行ってしまうと戻ってこれないような気がしたからだ。
ということで、引き返したのだが、「二の丸」から「本丸」へ登ってきた地点が分からない。
あれ? そもそもどの方角から来たんだっけ?
急に怖くなってきた。以前、福岡古賀市の「こもの城」で遭難しそうになったときの感触だ。
これはヤバイぞ。比高27mという先入観で完全に油断していた。というより、ナメていた。

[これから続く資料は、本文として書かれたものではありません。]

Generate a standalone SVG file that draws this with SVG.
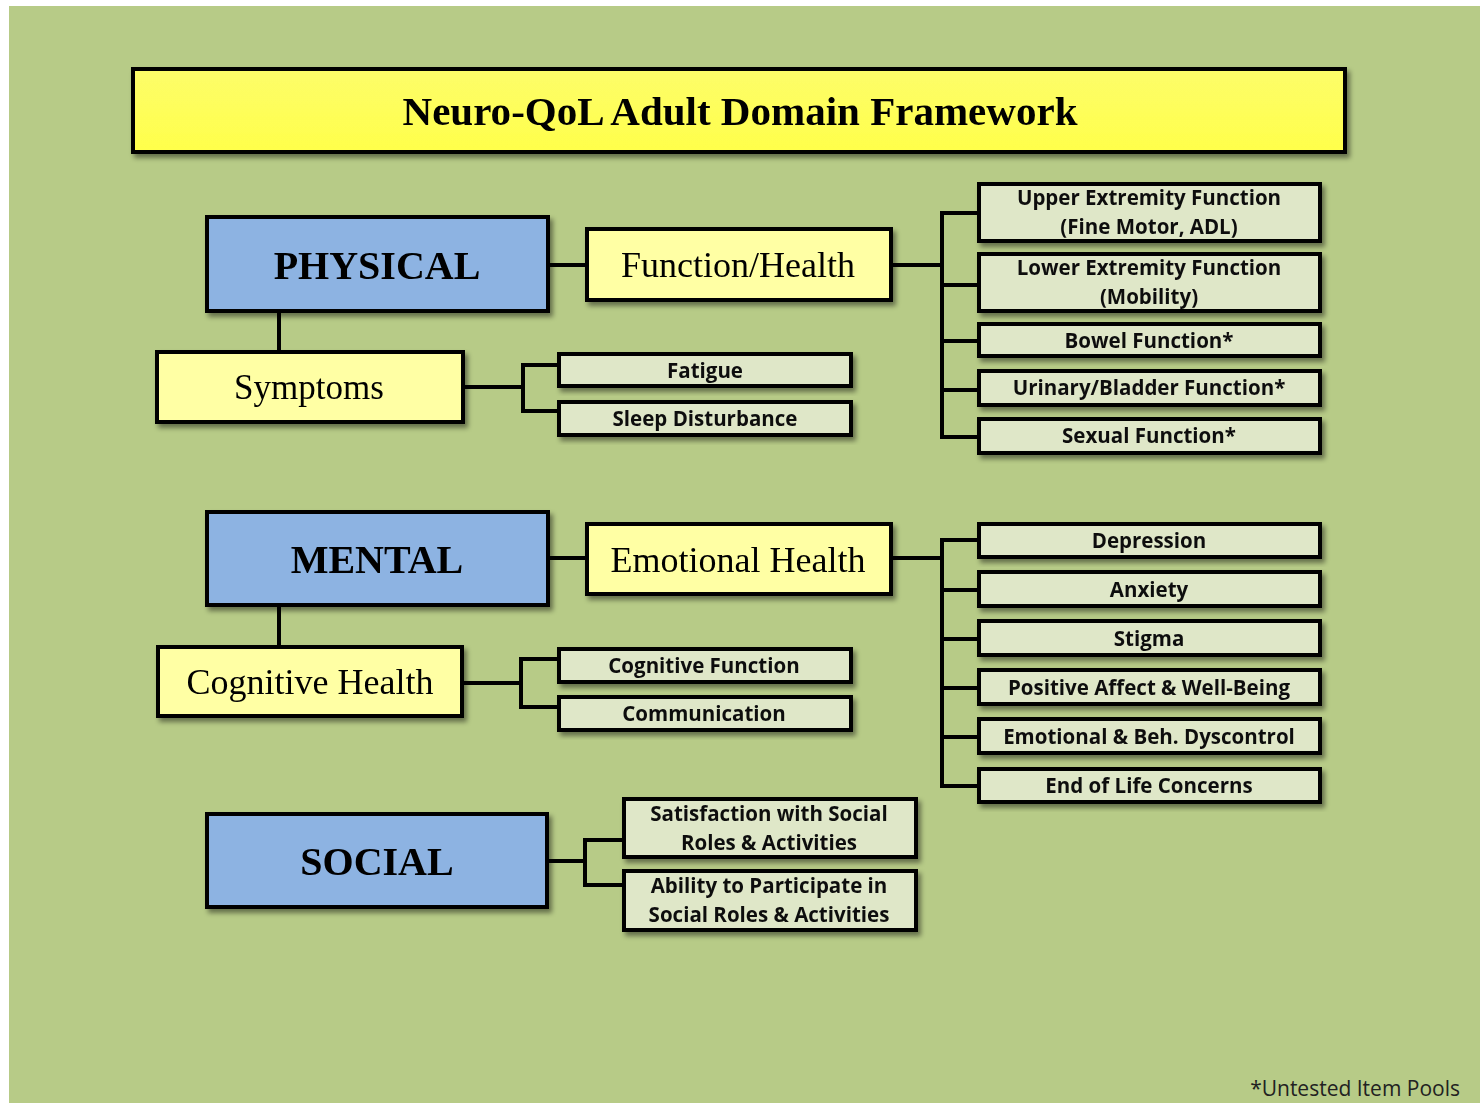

石積みが一部くずれている場所があったので、そこから下の段へ降りてみた。しかし、来た道とは明らかに違う。
あ、赤テープだ!
誰かが目印に巻いてくれたのだろう、木に赤色のビニールひもが巻いてある。しかも、間隔をおいていくつもある。
あぁ助かった。これを頼りに降りることにしよう。
テープどおりに降りていくと、下の舗装道路がみえた。あぁ良かった。
と降りていると、なにか門のように組まれた石積みがあった。
ん?これは人為的なものだぞ。しかも、三段もある。下からみると、まるで大手門のようだ。
ひょっとして、これが大手門跡ではないだろうか。たしか、「日本城郭体系17」の図では本丸に「大手」と書いてあったが、
間違いじゃないだろうか。
最後に良いものが見られて、さっきまでの不安をすっかり忘れて上機嫌で下の道へ降りた。
降りた場所からあたりを見回すと、登ったところより50mくらい上の地点で、コンクリート製の大きな階段より少し手前だった。
ということは、ここから登れば、「大手門」に行けるんだな、と思ったものの目印は何もない。
一応、写真は撮っておこう。
これで訪問記は終わりだが、下山地点の少し上にあったコンクリート階段をのぼってみたが、何のことはない、
車道をショートカットするだけの道だった。しかし、視界が開けたところがあったので、よく考えてみると、鳥越城は全く視界が
効かなかったことに気がついた。
鳥越城はおびただしい石塁が残る城で、しかも低山ながら油断ならない、そういう城だった。
それにしても、比高27mで道に迷うとは、、、トホホ、、、
■鳥越城戦歴
※鳥越城には、とくに戦歴というほどのものは無いようだ。